* Goal of the exercise:
From the records below, copy every line that contains the word "diagram".

* Record excerpts:
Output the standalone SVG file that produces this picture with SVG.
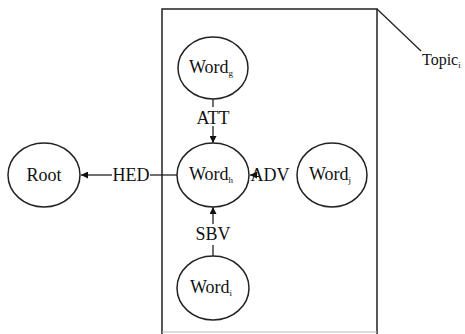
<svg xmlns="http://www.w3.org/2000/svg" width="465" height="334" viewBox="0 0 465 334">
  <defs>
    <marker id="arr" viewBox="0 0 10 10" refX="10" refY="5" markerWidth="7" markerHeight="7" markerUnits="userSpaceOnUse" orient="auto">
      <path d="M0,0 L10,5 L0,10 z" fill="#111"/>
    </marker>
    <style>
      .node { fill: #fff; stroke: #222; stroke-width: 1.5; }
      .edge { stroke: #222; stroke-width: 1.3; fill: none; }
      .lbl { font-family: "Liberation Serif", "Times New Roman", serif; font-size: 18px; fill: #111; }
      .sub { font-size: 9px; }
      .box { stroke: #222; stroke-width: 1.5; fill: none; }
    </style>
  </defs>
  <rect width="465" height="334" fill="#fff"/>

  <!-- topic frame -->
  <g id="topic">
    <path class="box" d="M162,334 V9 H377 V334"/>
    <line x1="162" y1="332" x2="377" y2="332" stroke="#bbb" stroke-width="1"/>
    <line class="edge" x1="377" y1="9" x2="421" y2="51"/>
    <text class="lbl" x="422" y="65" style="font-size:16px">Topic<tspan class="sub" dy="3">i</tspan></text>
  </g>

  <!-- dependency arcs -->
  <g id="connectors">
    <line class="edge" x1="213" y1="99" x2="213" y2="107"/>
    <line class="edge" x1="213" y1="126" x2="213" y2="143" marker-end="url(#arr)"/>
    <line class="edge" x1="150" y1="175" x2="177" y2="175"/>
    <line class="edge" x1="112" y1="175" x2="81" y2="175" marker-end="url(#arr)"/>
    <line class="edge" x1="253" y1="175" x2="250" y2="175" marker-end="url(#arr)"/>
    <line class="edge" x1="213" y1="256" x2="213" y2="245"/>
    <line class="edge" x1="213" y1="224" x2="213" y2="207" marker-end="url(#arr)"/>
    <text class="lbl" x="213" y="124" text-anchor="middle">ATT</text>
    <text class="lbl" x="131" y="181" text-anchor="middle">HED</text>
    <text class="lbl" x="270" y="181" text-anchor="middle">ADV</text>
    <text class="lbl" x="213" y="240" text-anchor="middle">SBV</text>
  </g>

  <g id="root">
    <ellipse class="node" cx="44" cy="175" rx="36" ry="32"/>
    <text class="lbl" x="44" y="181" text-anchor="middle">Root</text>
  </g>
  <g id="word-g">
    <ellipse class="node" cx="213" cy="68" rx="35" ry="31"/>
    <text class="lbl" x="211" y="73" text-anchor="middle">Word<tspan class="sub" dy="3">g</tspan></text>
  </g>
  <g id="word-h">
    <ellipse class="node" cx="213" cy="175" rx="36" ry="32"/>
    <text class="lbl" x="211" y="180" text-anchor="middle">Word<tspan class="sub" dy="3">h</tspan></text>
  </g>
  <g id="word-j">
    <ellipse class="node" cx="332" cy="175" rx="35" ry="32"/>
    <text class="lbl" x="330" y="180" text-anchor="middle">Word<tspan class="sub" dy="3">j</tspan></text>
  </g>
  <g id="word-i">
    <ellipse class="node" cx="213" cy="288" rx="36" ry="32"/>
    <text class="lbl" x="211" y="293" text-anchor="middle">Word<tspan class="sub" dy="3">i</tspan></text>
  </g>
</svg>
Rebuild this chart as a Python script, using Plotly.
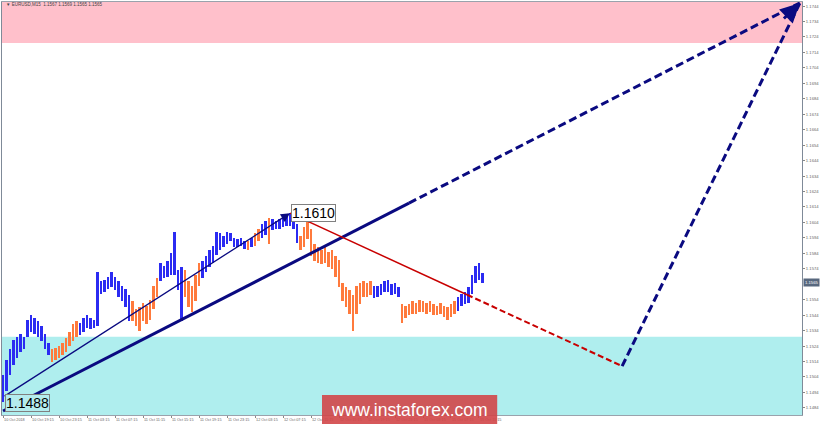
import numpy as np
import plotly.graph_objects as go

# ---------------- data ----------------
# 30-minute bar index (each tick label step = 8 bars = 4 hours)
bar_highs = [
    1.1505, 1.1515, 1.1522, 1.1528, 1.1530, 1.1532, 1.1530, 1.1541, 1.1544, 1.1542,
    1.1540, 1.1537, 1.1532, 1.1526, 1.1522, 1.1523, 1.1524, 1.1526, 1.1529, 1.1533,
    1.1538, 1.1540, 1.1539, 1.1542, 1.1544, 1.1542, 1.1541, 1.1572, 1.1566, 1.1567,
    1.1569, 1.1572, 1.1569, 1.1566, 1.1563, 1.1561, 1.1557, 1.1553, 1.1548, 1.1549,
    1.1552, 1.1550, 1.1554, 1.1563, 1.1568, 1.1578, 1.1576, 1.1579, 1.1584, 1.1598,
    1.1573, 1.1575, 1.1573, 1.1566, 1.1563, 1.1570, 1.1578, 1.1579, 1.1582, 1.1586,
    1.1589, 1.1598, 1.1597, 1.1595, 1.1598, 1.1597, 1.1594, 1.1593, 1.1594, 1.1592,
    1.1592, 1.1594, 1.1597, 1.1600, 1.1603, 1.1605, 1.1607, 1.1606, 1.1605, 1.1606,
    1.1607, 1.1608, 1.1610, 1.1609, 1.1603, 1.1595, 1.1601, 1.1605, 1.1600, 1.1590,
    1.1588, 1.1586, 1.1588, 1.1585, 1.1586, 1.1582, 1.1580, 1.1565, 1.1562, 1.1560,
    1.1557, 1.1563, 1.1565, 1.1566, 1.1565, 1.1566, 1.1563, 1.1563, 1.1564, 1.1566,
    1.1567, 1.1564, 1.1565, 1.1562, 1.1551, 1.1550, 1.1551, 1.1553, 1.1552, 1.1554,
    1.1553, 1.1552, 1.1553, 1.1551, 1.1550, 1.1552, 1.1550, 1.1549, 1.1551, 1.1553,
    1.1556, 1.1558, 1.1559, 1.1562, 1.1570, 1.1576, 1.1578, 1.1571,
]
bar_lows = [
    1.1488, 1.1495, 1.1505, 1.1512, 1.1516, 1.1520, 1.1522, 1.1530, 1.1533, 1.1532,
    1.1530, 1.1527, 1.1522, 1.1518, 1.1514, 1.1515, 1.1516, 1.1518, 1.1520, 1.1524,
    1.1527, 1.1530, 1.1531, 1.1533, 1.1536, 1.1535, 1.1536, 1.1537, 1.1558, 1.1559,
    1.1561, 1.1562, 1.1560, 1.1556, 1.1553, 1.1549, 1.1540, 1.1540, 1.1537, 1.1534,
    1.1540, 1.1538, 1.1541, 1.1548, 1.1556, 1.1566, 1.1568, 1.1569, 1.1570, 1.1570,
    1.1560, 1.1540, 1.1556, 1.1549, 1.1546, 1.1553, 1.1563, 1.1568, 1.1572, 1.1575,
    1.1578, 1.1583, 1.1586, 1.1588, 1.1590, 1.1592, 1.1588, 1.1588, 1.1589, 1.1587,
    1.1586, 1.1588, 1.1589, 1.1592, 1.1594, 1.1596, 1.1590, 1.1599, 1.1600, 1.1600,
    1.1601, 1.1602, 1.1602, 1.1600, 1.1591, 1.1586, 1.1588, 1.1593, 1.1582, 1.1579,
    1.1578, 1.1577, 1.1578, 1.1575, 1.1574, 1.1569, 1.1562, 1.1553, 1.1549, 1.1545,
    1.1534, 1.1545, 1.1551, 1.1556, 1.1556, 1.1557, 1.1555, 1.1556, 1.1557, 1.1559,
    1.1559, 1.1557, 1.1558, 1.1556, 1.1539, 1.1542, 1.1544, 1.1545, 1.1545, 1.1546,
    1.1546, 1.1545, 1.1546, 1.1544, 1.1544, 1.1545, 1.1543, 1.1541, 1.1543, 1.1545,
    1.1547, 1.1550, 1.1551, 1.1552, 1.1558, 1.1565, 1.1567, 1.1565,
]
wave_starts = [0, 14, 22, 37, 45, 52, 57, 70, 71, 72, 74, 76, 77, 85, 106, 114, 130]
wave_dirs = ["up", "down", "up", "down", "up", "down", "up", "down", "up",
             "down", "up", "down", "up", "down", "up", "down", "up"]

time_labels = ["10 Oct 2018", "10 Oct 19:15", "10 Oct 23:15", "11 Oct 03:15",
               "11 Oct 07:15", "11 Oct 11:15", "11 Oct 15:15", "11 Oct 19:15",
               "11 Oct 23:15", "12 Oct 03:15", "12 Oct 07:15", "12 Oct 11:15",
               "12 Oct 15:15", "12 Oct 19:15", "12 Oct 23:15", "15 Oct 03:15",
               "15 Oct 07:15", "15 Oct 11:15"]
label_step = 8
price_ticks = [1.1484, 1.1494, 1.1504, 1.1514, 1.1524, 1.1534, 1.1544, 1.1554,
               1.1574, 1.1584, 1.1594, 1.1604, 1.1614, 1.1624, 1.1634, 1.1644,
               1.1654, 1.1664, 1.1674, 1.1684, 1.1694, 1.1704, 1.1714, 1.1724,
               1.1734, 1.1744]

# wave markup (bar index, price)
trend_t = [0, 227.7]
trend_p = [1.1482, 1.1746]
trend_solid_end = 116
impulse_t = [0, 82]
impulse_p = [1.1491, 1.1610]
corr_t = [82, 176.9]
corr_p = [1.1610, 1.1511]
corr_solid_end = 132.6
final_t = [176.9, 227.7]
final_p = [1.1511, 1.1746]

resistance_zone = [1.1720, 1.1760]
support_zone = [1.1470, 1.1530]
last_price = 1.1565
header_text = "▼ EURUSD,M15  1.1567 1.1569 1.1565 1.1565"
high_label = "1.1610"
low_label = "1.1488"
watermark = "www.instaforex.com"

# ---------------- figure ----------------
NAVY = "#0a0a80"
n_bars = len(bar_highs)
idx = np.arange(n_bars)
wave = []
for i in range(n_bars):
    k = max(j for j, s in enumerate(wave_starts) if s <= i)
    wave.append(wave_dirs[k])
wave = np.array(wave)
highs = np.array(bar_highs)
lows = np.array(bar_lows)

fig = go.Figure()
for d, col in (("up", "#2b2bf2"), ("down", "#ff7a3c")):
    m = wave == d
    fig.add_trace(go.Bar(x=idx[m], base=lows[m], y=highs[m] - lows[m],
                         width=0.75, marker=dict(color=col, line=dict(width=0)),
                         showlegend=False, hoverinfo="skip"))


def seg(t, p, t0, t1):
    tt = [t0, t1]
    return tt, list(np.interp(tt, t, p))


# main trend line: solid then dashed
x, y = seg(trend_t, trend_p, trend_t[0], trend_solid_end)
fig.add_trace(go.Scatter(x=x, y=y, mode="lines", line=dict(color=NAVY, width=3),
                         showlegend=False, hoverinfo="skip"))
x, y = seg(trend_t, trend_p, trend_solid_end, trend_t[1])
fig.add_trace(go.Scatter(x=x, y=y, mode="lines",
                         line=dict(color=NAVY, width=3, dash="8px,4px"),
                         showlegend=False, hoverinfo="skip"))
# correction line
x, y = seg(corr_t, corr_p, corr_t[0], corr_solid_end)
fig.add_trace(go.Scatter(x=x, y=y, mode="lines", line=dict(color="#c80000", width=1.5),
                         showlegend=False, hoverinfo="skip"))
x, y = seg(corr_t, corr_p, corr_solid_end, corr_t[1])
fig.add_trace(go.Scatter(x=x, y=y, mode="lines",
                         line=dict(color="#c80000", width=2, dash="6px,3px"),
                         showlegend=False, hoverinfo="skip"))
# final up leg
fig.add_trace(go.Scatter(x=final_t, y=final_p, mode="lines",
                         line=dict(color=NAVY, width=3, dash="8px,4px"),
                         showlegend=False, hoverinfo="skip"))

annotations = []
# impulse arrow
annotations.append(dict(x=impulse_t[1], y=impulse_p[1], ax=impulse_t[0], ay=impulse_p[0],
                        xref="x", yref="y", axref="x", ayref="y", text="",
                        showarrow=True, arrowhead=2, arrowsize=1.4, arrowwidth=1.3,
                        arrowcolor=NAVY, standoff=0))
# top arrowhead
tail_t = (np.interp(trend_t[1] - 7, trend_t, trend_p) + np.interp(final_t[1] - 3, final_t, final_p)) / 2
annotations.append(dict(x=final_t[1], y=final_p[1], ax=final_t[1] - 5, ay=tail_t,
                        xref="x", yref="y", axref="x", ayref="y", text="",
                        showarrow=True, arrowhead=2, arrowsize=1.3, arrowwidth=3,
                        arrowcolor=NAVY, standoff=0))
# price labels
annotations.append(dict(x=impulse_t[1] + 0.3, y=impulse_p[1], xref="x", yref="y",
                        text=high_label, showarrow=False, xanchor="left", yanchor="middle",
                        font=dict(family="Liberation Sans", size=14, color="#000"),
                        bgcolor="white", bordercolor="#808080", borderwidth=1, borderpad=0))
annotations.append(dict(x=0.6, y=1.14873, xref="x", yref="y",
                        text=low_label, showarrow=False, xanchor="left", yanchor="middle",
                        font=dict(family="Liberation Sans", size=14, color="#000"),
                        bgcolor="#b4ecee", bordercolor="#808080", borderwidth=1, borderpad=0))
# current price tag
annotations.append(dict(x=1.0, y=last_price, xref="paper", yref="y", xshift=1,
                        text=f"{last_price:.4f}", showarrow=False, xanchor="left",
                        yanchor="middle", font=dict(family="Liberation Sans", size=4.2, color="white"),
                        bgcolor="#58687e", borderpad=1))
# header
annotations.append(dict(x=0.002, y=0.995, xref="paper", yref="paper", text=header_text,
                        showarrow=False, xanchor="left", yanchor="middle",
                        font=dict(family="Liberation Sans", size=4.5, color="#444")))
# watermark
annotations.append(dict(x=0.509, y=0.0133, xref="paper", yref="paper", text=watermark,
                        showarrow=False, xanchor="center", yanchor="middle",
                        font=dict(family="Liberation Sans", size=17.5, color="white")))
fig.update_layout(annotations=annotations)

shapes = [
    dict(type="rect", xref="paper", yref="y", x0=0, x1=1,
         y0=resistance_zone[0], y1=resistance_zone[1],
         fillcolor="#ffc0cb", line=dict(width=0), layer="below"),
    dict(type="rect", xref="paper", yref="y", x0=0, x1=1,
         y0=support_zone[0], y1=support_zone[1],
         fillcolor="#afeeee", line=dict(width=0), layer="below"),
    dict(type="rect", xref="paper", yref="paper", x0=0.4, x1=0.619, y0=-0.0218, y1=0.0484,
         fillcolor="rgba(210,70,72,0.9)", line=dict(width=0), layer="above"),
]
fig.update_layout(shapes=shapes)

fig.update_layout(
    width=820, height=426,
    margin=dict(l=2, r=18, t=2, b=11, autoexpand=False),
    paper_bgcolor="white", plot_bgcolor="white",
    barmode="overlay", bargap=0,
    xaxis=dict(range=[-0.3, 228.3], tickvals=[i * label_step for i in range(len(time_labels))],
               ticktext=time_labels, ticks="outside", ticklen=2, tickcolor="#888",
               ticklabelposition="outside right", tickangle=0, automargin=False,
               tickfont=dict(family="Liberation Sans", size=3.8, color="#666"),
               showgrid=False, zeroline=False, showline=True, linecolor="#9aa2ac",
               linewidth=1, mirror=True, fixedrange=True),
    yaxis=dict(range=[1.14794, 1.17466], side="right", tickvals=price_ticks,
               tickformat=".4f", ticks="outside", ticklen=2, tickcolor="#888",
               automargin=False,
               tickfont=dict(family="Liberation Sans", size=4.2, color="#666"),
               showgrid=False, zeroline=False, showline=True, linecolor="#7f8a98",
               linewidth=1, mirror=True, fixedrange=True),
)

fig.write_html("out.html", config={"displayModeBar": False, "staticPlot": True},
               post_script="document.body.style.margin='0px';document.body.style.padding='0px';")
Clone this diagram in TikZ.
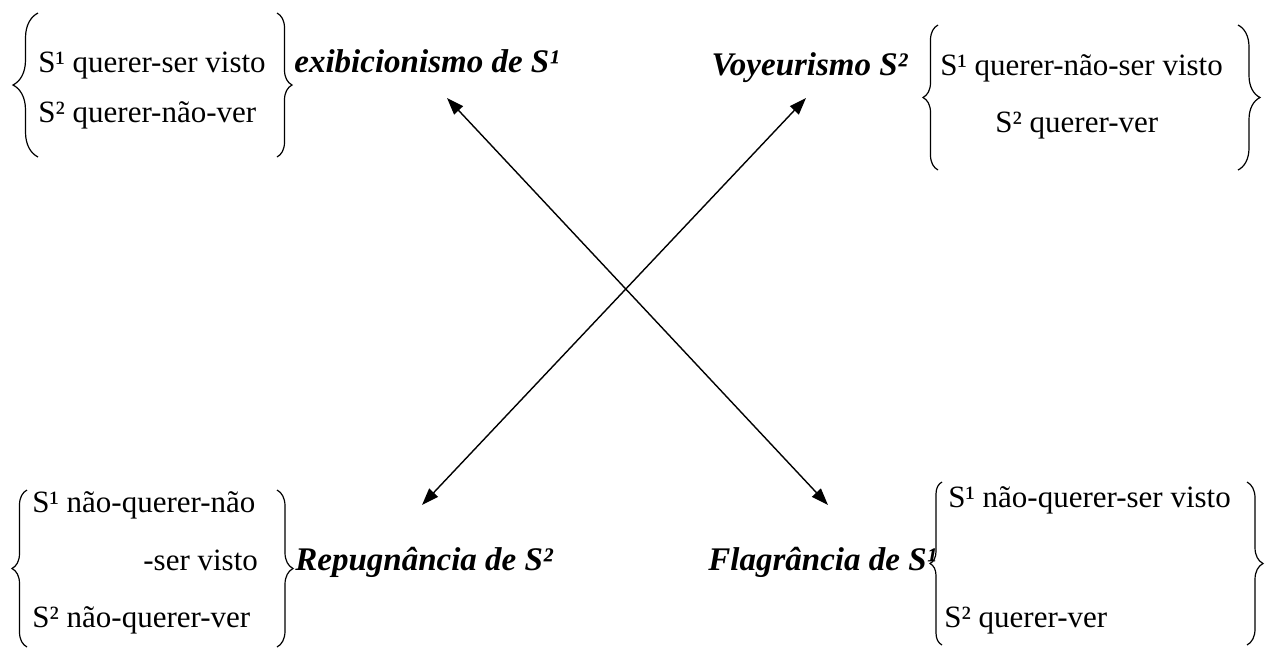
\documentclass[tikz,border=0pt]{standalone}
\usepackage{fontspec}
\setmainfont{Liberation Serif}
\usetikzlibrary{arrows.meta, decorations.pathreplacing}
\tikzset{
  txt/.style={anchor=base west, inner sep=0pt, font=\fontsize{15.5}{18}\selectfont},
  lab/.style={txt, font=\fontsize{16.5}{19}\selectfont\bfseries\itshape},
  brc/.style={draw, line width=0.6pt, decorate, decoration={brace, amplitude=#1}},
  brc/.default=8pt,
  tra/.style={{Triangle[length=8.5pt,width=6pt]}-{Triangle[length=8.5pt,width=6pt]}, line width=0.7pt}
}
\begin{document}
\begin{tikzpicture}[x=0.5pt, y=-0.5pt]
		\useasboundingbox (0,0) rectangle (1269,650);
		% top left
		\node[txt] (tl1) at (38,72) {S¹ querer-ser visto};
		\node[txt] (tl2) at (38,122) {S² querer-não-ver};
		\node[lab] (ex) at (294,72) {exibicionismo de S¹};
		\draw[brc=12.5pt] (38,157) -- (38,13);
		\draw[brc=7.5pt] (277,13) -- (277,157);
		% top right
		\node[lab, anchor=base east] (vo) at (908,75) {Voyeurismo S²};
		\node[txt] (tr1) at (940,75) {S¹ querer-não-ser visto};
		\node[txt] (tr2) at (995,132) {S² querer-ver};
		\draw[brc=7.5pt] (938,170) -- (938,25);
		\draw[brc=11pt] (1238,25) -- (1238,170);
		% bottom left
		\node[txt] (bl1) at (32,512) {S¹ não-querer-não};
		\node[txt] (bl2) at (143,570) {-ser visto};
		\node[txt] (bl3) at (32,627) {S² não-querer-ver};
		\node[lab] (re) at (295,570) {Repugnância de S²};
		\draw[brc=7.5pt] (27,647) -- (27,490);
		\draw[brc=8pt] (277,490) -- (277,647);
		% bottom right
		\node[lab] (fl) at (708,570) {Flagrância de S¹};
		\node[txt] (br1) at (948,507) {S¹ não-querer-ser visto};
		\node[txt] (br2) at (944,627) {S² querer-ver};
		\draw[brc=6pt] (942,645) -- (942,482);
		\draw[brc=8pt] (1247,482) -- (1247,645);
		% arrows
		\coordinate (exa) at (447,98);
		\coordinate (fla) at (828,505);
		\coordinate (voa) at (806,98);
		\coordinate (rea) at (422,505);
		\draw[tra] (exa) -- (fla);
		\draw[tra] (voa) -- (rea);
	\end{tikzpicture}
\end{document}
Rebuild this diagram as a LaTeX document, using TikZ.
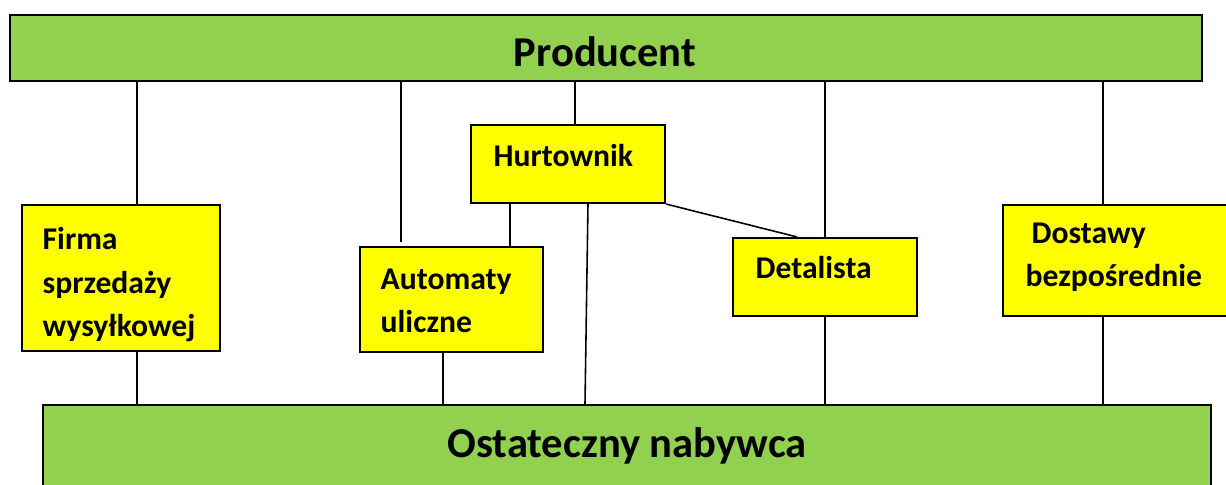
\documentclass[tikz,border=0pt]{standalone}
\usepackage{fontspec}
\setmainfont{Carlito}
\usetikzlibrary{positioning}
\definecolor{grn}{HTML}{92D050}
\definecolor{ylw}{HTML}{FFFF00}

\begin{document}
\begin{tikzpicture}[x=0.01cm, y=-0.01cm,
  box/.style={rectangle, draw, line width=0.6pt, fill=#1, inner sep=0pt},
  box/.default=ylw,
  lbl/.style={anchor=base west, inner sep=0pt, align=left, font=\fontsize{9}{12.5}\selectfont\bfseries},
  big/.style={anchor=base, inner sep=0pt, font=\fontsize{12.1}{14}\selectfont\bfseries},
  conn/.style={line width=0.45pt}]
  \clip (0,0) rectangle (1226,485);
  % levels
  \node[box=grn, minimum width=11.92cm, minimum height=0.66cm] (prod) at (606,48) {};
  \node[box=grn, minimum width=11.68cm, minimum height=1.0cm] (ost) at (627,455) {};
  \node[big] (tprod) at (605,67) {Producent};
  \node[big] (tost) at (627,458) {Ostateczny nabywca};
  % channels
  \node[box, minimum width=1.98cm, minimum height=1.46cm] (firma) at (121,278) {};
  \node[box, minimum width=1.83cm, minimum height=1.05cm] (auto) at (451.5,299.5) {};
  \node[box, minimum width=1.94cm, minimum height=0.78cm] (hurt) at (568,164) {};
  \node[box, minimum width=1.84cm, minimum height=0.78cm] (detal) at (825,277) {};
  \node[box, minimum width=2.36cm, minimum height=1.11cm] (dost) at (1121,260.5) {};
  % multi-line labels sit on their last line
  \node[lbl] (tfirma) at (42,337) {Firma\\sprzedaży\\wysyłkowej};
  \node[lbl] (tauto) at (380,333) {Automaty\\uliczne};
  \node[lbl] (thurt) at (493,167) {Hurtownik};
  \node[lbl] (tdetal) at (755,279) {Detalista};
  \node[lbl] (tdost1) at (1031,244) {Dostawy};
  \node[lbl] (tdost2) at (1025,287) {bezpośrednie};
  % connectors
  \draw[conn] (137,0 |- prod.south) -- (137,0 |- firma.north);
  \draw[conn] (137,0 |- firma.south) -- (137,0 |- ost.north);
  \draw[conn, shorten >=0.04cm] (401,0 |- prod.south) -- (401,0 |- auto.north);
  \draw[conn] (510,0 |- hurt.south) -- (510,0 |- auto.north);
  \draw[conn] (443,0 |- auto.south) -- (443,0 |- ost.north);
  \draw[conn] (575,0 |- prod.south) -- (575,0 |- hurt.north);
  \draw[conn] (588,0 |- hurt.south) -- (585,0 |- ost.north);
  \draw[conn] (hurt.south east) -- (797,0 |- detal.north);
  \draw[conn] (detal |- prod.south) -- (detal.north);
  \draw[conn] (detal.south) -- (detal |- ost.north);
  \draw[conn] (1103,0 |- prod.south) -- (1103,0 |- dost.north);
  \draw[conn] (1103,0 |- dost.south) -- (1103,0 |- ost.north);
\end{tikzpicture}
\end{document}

* Task output:
Clone this diagram in TikZ.
Rebuild this diagram as a LaTeX document, using TikZ.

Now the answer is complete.